3. Develop a Budget and Cash Flow Plan
A budget provides a clear picture of your business’s income, fixed and variable costs, and profitability. A budget clearly shows your business’s income, fixed and variable costs, and profitability. With a budget, you can allocate funds strategically to priority areas like marketing, inventory, and technology upgrades, including allocations for emergencies and unexpected expenses, such as equipment failure or economic downturns, reducing the risk of financial strain.
To create and maintain a budget, start by recording all income sources, including sales, investments, and additional revenue streams. List all expenses, categorizing them into fixed (rent, salaries) and variable costs (utilities, marketing). Next, predict when income will be received and when expenses will need to be paid, and consider seasonality or market trends that could impact cash inflows and outflows.
Use your budget to spot periods where expenses may exceed income and plan ahead to secure a line of credit or reduce discretionary spending during these periods. Don't forget to include department heads or financial advisors in the budgeting process for accurate and realistic input.
4. Build an Emergency Fund
An emergency fund is crucial for business resilience. This financial cushion can safeguard your business during unforeseen circumstances like economic downturns, unexpected expenses, or lucrative opportunities that require immediate capital. By having ready access to funds, you can maintain operations, meet financial obligations, and seize growth opportunities without compromising your business's long-term stability.
Begin with a goal of saving one month’s expenses and gradually increase to six months’ worth. Consider separate accounts for emergency funds to avoid dipping into them for everyday needs. Identify potential disruptions, such as supply chain issues, economic downturns, or natural disasters, and ensure your fund can cover these scenarios and adjust the size of your fund as your business grows or expenses increase.
5. Plan for Taxes
Proactive tax planning prevents surprises and helps you retain more earnings.

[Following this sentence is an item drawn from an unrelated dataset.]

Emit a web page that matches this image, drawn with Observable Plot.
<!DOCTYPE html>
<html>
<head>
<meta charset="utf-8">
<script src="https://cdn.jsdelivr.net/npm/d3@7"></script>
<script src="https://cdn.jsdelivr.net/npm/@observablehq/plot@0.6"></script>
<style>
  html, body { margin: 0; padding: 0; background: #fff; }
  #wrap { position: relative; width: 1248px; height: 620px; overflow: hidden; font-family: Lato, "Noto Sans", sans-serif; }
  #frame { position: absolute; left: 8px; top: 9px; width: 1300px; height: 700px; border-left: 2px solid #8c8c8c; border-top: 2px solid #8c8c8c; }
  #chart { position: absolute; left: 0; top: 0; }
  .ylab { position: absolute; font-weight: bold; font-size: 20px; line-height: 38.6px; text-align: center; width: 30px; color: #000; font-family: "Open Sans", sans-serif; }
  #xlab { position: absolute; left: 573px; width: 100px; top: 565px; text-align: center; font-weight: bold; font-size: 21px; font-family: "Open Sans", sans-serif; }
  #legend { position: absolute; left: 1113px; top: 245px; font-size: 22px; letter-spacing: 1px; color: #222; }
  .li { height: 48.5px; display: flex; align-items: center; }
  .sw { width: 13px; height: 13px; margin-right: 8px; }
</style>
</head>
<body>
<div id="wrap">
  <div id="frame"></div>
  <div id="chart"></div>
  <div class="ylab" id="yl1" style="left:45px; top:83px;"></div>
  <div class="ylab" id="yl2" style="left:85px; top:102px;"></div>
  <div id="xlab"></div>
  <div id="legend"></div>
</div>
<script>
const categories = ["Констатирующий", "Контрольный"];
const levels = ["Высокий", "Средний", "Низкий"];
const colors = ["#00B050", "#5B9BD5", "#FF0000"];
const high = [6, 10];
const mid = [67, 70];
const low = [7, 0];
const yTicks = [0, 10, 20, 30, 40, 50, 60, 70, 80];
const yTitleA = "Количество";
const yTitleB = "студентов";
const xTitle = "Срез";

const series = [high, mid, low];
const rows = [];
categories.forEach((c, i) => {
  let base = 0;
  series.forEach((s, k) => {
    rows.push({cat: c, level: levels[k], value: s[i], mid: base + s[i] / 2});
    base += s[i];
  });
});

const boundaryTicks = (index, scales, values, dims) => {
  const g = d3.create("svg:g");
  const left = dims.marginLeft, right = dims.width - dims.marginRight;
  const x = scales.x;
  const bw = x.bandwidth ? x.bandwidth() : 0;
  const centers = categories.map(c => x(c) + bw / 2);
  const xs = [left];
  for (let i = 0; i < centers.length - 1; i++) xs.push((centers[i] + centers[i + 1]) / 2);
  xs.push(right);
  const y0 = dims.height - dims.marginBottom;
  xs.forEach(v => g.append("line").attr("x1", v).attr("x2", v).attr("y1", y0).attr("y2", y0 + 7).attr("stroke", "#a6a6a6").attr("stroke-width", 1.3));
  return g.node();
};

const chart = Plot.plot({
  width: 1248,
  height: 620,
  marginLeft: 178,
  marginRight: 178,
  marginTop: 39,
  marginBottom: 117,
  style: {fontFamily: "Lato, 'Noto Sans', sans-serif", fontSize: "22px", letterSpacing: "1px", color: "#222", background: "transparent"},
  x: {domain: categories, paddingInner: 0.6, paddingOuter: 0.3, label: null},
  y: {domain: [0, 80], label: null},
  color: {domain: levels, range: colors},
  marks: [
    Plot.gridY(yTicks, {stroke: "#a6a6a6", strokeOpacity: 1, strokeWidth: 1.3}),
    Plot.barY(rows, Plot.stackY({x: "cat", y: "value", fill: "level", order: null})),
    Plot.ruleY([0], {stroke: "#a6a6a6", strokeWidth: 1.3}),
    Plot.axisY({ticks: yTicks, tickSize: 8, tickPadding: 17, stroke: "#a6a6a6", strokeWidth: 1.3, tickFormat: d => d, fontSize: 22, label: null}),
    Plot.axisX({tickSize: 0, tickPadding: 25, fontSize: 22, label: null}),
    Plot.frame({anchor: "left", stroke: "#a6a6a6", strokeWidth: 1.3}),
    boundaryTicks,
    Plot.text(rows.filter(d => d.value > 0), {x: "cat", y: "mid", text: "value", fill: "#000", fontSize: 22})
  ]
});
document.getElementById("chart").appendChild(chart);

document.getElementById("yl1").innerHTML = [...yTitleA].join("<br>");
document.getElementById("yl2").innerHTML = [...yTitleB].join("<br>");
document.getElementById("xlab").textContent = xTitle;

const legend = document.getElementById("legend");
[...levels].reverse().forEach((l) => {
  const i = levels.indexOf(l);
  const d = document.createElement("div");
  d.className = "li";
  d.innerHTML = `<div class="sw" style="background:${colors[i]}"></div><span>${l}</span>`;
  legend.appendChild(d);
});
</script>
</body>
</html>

Familiarize yourself with local, state, and federal tax requirements and know whether your business is taxed as an LLC, S-corp, C-corp, or sole proprietorship, as each has distinct tax implications. Regularly record allowable deductions like office supplies, equipment, and business travel to lower taxable income.
Research incentives for small businesses, such as renewable energy credits or hiring credits, to reduce tax burdens. Consider contributing to retirement accounts or exploring health savings accounts (HSAs) for tax benefits. Don't forget to allocate a percentage of revenue to cover estimated quarterly tax payments, avoiding year-end surprises.
Endnote
Effective financial management is crucial for business success. Separate personal and business finances, create detailed budgets and build an emergency fund. Plan for taxes, diversify investments and seek professional advice. These strategies will help you make informed decisions, safeguard your business, and achieve long-term financial security. Remember, consistency and discipline are key.